## Records supplied:
begin
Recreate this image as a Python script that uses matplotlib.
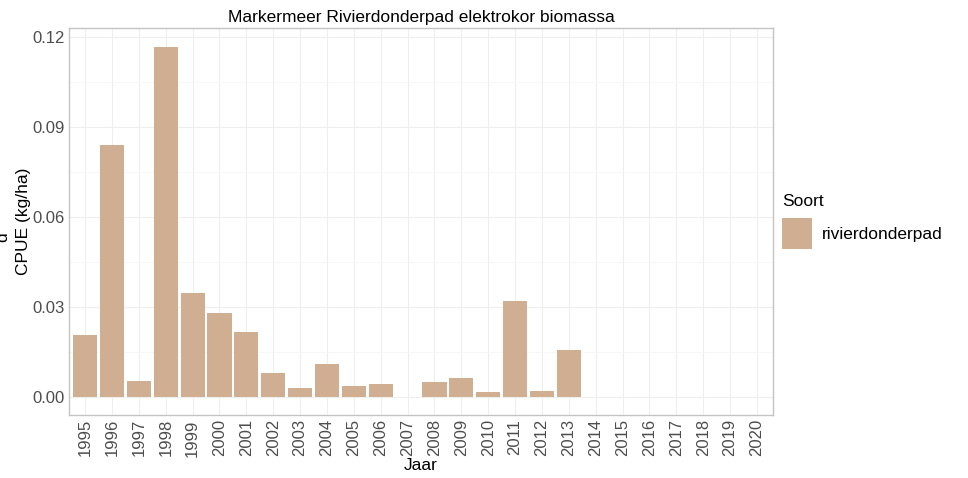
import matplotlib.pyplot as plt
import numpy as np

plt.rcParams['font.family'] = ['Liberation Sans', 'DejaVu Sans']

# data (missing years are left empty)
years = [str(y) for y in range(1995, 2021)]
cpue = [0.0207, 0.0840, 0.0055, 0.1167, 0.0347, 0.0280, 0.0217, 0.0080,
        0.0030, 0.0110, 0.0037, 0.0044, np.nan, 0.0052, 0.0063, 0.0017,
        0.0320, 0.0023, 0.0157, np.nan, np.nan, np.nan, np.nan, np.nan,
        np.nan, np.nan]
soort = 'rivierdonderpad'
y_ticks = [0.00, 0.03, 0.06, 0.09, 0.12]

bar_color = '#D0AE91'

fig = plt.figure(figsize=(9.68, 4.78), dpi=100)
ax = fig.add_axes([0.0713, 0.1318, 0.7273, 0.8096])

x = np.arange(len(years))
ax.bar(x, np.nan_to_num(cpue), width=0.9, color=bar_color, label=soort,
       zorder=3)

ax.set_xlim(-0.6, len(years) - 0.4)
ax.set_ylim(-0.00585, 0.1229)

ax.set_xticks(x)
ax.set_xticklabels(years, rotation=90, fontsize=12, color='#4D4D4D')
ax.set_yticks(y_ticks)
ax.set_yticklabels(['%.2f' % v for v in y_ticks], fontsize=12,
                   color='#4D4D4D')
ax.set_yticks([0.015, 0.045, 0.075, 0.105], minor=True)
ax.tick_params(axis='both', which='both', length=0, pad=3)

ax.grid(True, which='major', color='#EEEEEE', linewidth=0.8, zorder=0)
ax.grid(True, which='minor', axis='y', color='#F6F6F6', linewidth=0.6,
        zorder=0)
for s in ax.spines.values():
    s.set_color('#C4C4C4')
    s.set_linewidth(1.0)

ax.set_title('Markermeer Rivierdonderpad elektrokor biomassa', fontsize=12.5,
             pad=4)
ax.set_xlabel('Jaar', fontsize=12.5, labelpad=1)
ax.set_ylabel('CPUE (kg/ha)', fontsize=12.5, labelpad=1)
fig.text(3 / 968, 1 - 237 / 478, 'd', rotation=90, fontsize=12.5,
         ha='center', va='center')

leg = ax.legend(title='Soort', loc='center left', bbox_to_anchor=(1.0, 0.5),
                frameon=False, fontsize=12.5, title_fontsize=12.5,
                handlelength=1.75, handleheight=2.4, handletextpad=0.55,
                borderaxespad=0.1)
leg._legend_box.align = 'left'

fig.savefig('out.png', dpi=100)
end
begin
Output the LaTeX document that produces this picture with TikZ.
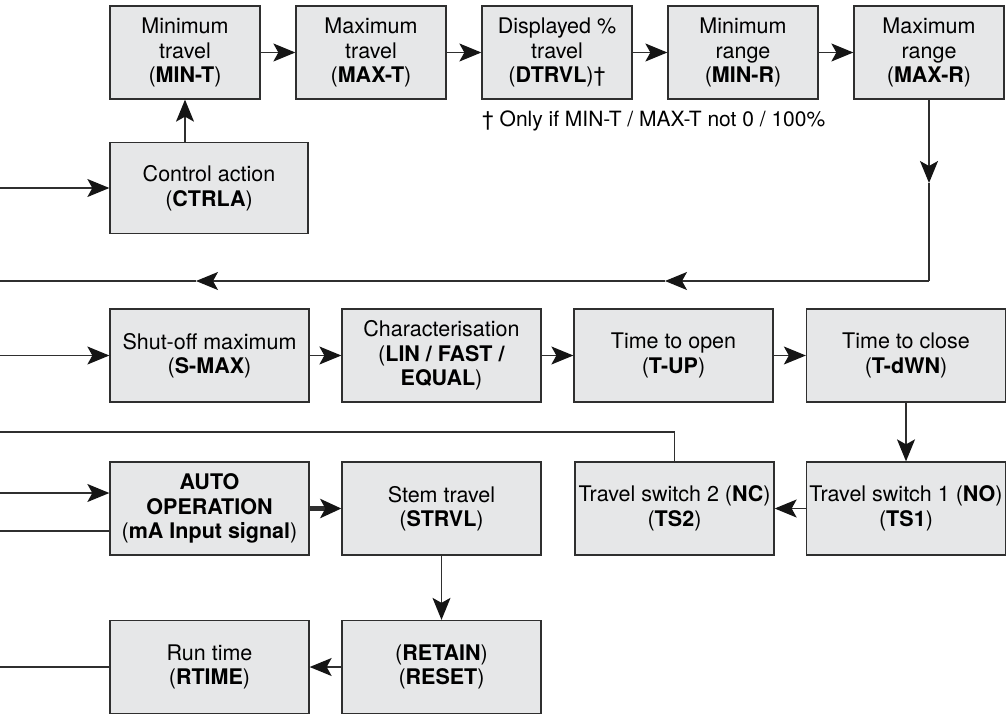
end
## Instruction:
Above are some entries. Restate word for word the lines from the one holding "Recreate this image" through the one holding "fig.savefig('out.png', dpi=100)", but not the pictures.

## Correct answer:
Recreate this image as a Python script that uses matplotlib.
import matplotlib.pyplot as plt
import numpy as np

plt.rcParams['font.family'] = ['Liberation Sans', 'DejaVu Sans']

# data (missing years are left empty)
years = [str(y) for y in range(1995, 2021)]
cpue = [0.0207, 0.0840, 0.0055, 0.1167, 0.0347, 0.0280, 0.0217, 0.0080,
        0.0030, 0.0110, 0.0037, 0.0044, np.nan, 0.0052, 0.0063, 0.0017,
        0.0320, 0.0023, 0.0157, np.nan, np.nan, np.nan, np.nan, np.nan,
        np.nan, np.nan]
soort = 'rivierdonderpad'
y_ticks = [0.00, 0.03, 0.06, 0.09, 0.12]

bar_color = '#D0AE91'

fig = plt.figure(figsize=(9.68, 4.78), dpi=100)
ax = fig.add_axes([0.0713, 0.1318, 0.7273, 0.8096])

x = np.arange(len(years))
ax.bar(x, np.nan_to_num(cpue), width=0.9, color=bar_color, label=soort,
       zorder=3)

ax.set_xlim(-0.6, len(years) - 0.4)
ax.set_ylim(-0.00585, 0.1229)

ax.set_xticks(x)
ax.set_xticklabels(years, rotation=90, fontsize=12, color='#4D4D4D')
ax.set_yticks(y_ticks)
ax.set_yticklabels(['%.2f' % v for v in y_ticks], fontsize=12,
                   color='#4D4D4D')
ax.set_yticks([0.015, 0.045, 0.075, 0.105], minor=True)
ax.tick_params(axis='both', which='both', length=0, pad=3)

ax.grid(True, which='major', color='#EEEEEE', linewidth=0.8, zorder=0)
ax.grid(True, which='minor', axis='y', color='#F6F6F6', linewidth=0.6,
        zorder=0)
for s in ax.spines.values():
    s.set_color('#C4C4C4')
    s.set_linewidth(1.0)

ax.set_title('Markermeer Rivierdonderpad elektrokor biomassa', fontsize=12.5,
             pad=4)
ax.set_xlabel('Jaar', fontsize=12.5, labelpad=1)
ax.set_ylabel('CPUE (kg/ha)', fontsize=12.5, labelpad=1)
fig.text(3 / 968, 1 - 237 / 478, 'd', rotation=90, fontsize=12.5,
         ha='center', va='center')

leg = ax.legend(title='Soort', loc='center left', bbox_to_anchor=(1.0, 0.5),
                frameon=False, fontsize=12.5, title_fontsize=12.5,
                handlelength=1.75, handleheight=2.4, handletextpad=0.55,
                borderaxespad=0.1)
leg._legend_box.align = 'left'

fig.savefig('out.png', dpi=100)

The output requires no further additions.